After only nine days as the Queen of England, Lady Jane Grey is deposed in favor of her cousin Mary. The 15-year-old Lady Jane, beautiful and intelligent, had only reluctantly agreed to be put on the throne. The decision would result in her execution.

Lady Jane Grey who was the great-granddaughter of King Henry VII and the cousin of King Edward VI, were the same age, and they had almost been married in 1549. In May 1553 she was married to Lord Guildford Dudley, the son of John Dudley, the duke of Northumberland. When King Edward fell deathly ill with tuberculosis soon after, Jane’s father-in-law, John Dudley persuaded the dying king that Jane, a Protestant, should be chosen the royal successor over Edward’s half-sister Mary, a Catholic. On July 6, 1553, Edward died, and four days later Lady Jane Grey was declared queen of England.

Lady Jane’s ascendance to the throne was supported by the Royal Council, but the populace supported Mary, the rightful heir. Two days into Lady Jane’s reign, Dudley departed London with an army to suppress Mary’s forces, and in his absence the Council declared him a traitor and Mary the queen, ending Jane’s nine-day reign.

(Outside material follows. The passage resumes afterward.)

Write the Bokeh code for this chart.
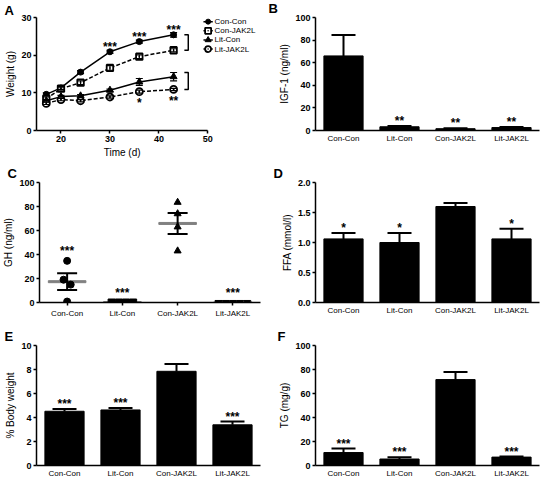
import numpy as np
from bokeh.plotting import figure
from bokeh.models import (Range1d, FactorRange, FixedTicker, Whisker, TeeHead, ColumnDataSource,
                          NumeralTickFormatter)
from bokeh.layouts import column, row
from bokeh.embed import file_html
from bokeh.resources import INLINE
from bokeh.core.properties import value

FONT = "Liberation Sans"

# ---------------- data ----------------
# Panel A: body weight over time
days = [17, 20, 24, 30, 36, 43]
w_con_con = [9.6, 11.3, 15.5, 20.9, 23.6, 25.4]
w_con_jak = [8.4, 11.1, 12.7, 16.6, 19.6, 21.3]
w_lit_con = [7.9, 9.0, 9.2, 10.7, 12.9, 14.3]
w_lit_jak = [7.2, 8.2, 7.9, 8.9, 10.3, 10.9]
e_con_con = [0.4, 0.4, 0.4, 0.4, 0.4, 0.6]
e_con_jak = [0.5, 0.4, 0.5, 0.6, 0.5, 0.4]
e_lit_con = [0.3, 0.3, 0.3, 0.3, 0.9, 1.1]
e_lit_jak = [0.3, 0.3, 0.3, 0.3, 0.4, 0.3]
sig_upper = ["", "", "", "***", "***", "***"]
sig_lower = ["", "", "", "", "*", "**"]

# Bar / scatter panels
groups = ["Con-Con", "Lit-Con", "Con-JAK2L", "Lit-JAK2L"]

igf = [66.0, 3.3, 1.6, 2.6]
igf_err = [18.5, 0.7, 0.3, 0.4]
igf_sig = ["", "**", "**", "**"]

gh_con_con = [34.7, 19.0, 14.9, 0.8]
gh_lit_con = [0.0, 0.0, 0.0, 0.0]
gh_con_jak = [83.5, 74.0, 63.0, 43.0]
gh_lit_jak = [0.0, 0.0, 0.0, 0.0, 0.0]
gh_sig = ["***", "***", "", "***"]

ffa = [1.06, 1.00, 1.60, 1.06]
ffa_err = [0.10, 0.16, 0.06, 0.17]
ffa_sig = ["*", "*", "", "*"]

bw = [4.52, 4.63, 7.85, 3.39]
bw_err = [0.19, 0.16, 0.60, 0.27]
bw_sig = ["***", "***", "", "***"]

tg = [10.8, 5.4, 71.6, 7.0]
tg_err = [3.3, 1.5, 6.3, 0.5]
tg_sig = ["***", "***", "", "***"]

WL, WR = 268, 278
H1, H2, H3 = 160, 164, 164


def style(p, cat=False):
    p.outline_line_color = None
    p.xgrid.visible = False
    p.ygrid.visible = False
    p.background_fill_color = "white"
    p.border_fill_color = "white"
    for ax in p.axis:
        ax.axis_line_width = 1.5
        ax.axis_line_color = "black"
        ax.major_tick_line_width = 1.5
        ax.major_tick_line_color = "black"
        ax.minor_tick_line_color = None
        ax.major_tick_in = 0
        ax.major_tick_out = 3
        ax.major_label_text_font = FONT
        ax.major_label_text_color = "black"
        ax.axis_label_text_font = FONT
        ax.axis_label_text_font_style = "normal"
        ax.axis_label_text_font_size = "10px"
        ax.axis_label_text_color = "black"
        ax.major_label_standoff = 2
        ax.axis_label_standoff = 2
    p.yaxis.major_label_text_font_style = "bold"
    p.yaxis.major_label_text_font_size = "9px"
    if cat:
        p.xaxis.major_label_text_font_style = "normal"
        p.xaxis.major_label_text_font_size = "8px"
        p.xaxis.major_label_standoff = 3
    else:
        p.xaxis.major_label_text_font_style = "bold"
        p.xaxis.major_label_text_font_size = "9px"


def letter(p, t, offset, valign):
    p.title.text = t
    p.title.align = "left"
    p.title.offset = offset
    p.title.standoff = 0
    p.title.vertical_align = valign
    p.title.text_font = FONT
    p.title.text_font_size = "13px"
    p.title.text_font_style = "bold"
    p.title.text_color = "black"


def stars(p, xs, ys, texts, baseline="alphabetic", yoff=0):
    keep = [i for i, t in enumerate(texts) if t]
    p.text(x=[xs[i] for i in keep], y=[ys[i] for i in keep], text=[texts[i] for i in keep],
           text_font=value(FONT), text_font_size="12px", text_font_style="bold",
           text_align="center", text_baseline=baseline, y_offset=yoff, text_color="black")


# ---------------- Panel A ----------------
# the frame is widened to the right to hold the key; the axis itself stops at 50
X_AXIS_END = 50
pA = figure(width=WL, height=H1, x_range=Range1d(15, 60.75), y_range=Range1d(0, 30),
            output_backend="svg", toolbar_location=None,
            min_border_left=36, min_border_right=8, min_border_top=16, min_border_bottom=29)
style(pA)
pA.xaxis.bounds = (15, X_AXIS_END)
pA.xaxis.ticker = FixedTicker(ticks=[20, 30, 40, 50])
pA.yaxis.ticker = FixedTicker(ticks=[0, 10, 20, 30])
# trailing no-break spaces keep the title centred under the drawn part of the axis
pA.xaxis.axis_label = "Time (d)" + "\u00a0" * 19
pA.yaxis.axis_label = "Weight (g)"

series = [
    ("Con-Con", w_con_con, e_con_con, "circle", "black", "solid", 6, 5, 1),
    ("Con-JAK2L", w_con_jak, e_con_jak, "square_dot", "white", "dashed", 6.5, 6, 1.8),
    ("Lit-Con", w_lit_con, e_lit_con, "triangle", "black", "solid", 7, 6, 1),
    ("Lit-JAK2L", w_lit_jak, e_lit_jak, "circle_dot", "white", "dashed", 7, 6, 1.8),
]

# key layout (data units of panel A)
key_x0, key_x1, key_y0, key_dy = 49.1, 51.0, 28.9, 2.43

for i, (name, ys, es, mk, fill, dash, size, ksize, lw) in enumerate(series):
    dash_pat = "4 2" if dash == "dashed" else "solid"
    src = ColumnDataSource(dict(x=days, y=ys, hi=[a + b for a, b in zip(ys, es)],
                                lo=[a - b for a, b in zip(ys, es)]))
    pA.add_layout(Whisker(base="x", upper="hi", lower="lo", source=src, line_width=1.2,
                          upper_head=TeeHead(size=7, line_width=1.2),
                          lower_head=TeeHead(size=7, line_width=1.2), level="glyph"))
    pA.line("x", "y", source=src, line_width=1.5, color="black", line_dash=dash_pat)
    pA.scatter("x", "y", source=src, marker=mk, size=size, fill_color=fill,
               line_color="black", line_width=lw)
    # key entry
    ky = key_y0 - i * key_dy
    pA.line([key_x0, key_x1], [ky, ky], line_width=1.5, color="black",
            line_dash="3 1" if dash == "dashed" else "solid")
    pA.scatter([(key_x0 + key_x1) / 2], [ky], marker=mk, size=ksize, fill_color=fill,
               line_color="black", line_width=lw)
    pA.text([key_x1 + 0.35], [ky], text=[name], text_font=value(FONT), text_font_size="8px",
            text_align="left", text_baseline="middle", text_color="black")

# significance stars
stars(pA, days, [a + b for a, b in zip(w_con_con, e_con_con)], sig_upper, "alphabetic", -3)
stars(pA, days, [a - b for a, b in zip(w_lit_jak, e_lit_jak)], sig_lower, "top", 3)

# brackets grouping the pairs at the last time point
bx0, bx1 = days[-1] + 2.2, days[-1] + 3.0
pA.multi_line(xs=[[bx0, bx1, bx1, bx0], [bx0, bx1, bx1, bx0]],
              ys=[[w_con_con[-1], w_con_con[-1], w_con_jak[-1], w_con_jak[-1]],
                  [w_lit_con[-1] + e_lit_con[-1], w_lit_con[-1] + e_lit_con[-1], w_lit_jak[-1], w_lit_jak[-1]]],
              line_width=1.5, color="black")
letter(pA, "A", -32, "bottom")


# ---------------- bar panels ----------------
def bar_panel(vals, errs, sig, ylab, ymax, ticks, w, h, mbl, mbr, mbt, mbb, fmt=None):
    p = figure(width=w, height=h, x_range=FactorRange(factors=groups), y_range=Range1d(0, ymax),
               output_backend="svg", toolbar_location=None,
               min_border_left=mbl, min_border_right=mbr, min_border_top=mbt, min_border_bottom=mbb)
    style(p, cat=True)
    p.xaxis.major_tick_out = 0
    p.xaxis.major_tick_line_color = None
    p.yaxis.ticker = FixedTicker(ticks=ticks)
    if fmt:
        p.yaxis.formatter = NumeralTickFormatter(format=fmt)
    p.yaxis.axis_label = ylab
    hi = [a + b for a, b in zip(vals, errs)]
    src = ColumnDataSource(dict(g=groups, v=vals, hi=hi))
    p.add_layout(Whisker(base="g", upper="hi", lower="v", source=src, line_width=2,
                         upper_head=TeeHead(size=24, line_width=2), lower_head=None))
    p.vbar(x="g", top="v", width=0.7, source=src, color="black")
    stars(p, groups, hi, sig, "alphabetic", -5)
    return p


pB = bar_panel(igf, igf_err, igf_sig, "IGF-1 (ng/ml)", 100, [0, 20, 40, 60, 80, 100],
               WR, H1, 47, 7, 10, 28)
letter(pB, "B", -47, "top")
pD = bar_panel(ffa, ffa_err, ffa_sig, "FFA (mmol/l)", 2.0, [0, 0.5, 1.0, 1.5, 2.0],
               WR, H2, 47, 7, 22, 21, "0.0")
letter(pD, "D", -42, "top")
pF = bar_panel(tg, tg_err, tg_sig, "TG (mg/g)", 100, [0, 20, 40, 60, 80, 100],
               WR, H3, 47, 7, 21, 22)
letter(pF, "F", -38, "top")
pE = bar_panel(bw, bw_err, bw_sig, "% Body weight", 10, [0, 2, 4, 6, 8, 10],
               WL, H3, 36, 8, 21, 23)
letter(pE, "E", -32, "top")

# ---------------- Panel C (scatter) ----------------
pC = figure(width=WL, height=H2, x_range=Range1d(0.5, 4.5), y_range=Range1d(0, 100),
            output_backend="svg", toolbar_location=None,
            min_border_left=36, min_border_right=8, min_border_top=21, min_border_bottom=22)
style(pC, cat=True)
pos = [1, 2, 3, 4]
pC.xaxis.ticker = FixedTicker(ticks=pos)
pC.xaxis.major_label_overrides = {k: g for k, g in zip(pos, groups)}
pC.yaxis.ticker = FixedTicker(ticks=[0, 20, 40, 60, 80, 100])
pC.yaxis.axis_label = "GH (ng/ml)"

gh_all = [gh_con_con, gh_lit_con, gh_con_jak, gh_lit_jak]
markers = ["circle", "square", "triangle", "inverted_triangle"]
means = [float(np.mean(v)) for v in gh_all]
sems = [float(np.std(v, ddof=1) / np.sqrt(len(v))) for v in gh_all]

pC.rect(x=pos, y=means, width=0.68, height=2, height_units="screen", color="#808080")
srcC = ColumnDataSource(dict(x=pos, hi=[m + s for m, s in zip(means, sems)],
                             lo=[m - s for m, s in zip(means, sems)]))
pC.add_layout(Whisker(base="x", upper="hi", lower="lo", source=srcC, line_width=2,
                      upper_head=TeeHead(size=20, line_width=2),
                      lower_head=TeeHead(size=20, line_width=2), level="glyph"))


def swarm(vals, thresh=6.0, step=0.13):
    # spread points that would overlap
    offs = [0.0] * len(vals)
    used = [False] * len(vals)
    for i in range(len(vals)):
        if used[i]:
            continue
        cl = [j for j in range(len(vals)) if not used[j] and abs(vals[j] - vals[i]) < thresh]
        for k, j in enumerate(cl):
            offs[j] = (k - (len(cl) - 1) / 2) * step
            used[j] = True
    return offs


for p_i, vals, mk in zip(pos, gh_all, markers):
    offs = swarm(vals)
    pC.scatter(x=[p_i + o for o in offs], y=vals, marker=mk, size=7, color="black")

stars(pC, pos, [max(max(v), m + s) for v, m, s in zip(gh_all, means, sems)], gh_sig, "alphabetic", -10)
letter(pC, "C", -32, "top")

layout = column(row(pA, pB), row(pC, pD), row(pE, pF))
open("out.html", "w").write(file_html(layout, INLINE))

By July 20, most of Dudley’s army had deserted him, and he was arrested. The same day, Jane was imprisoned in the Tower of London. Her father-in-law was condemned for high treason, and on August 23 he was executed. On November 13, Jane and her husband, Guildford Dudley, were likewise found guilty of treason and sentenced to death, but because of their youth and relative innocence Mary did not carry out the death sentences.

However, in early 1554, Jane’s father, Henry Grey, joined Sir Thomas Wyatt in an insurrection against Mary that broke out after her announcement of her intention to marry Philip II of Spain. While suppressing the revolt, Mary decided it was also necessary to eliminate all her political opponents, and on February 7 she signed the death warrants of Jane and her husband. On the morning of February 12, Jane watched her husband being carried away to execution from the window of her cell in the Tower of London, and two hours later she was also executed. As British tradition tells the story, after the 16-year-old girl was beheaded, her executioner held Jane’s head aloft and recited the words: “So perish all the queen’s enemies! Behold, the head of a traitor!”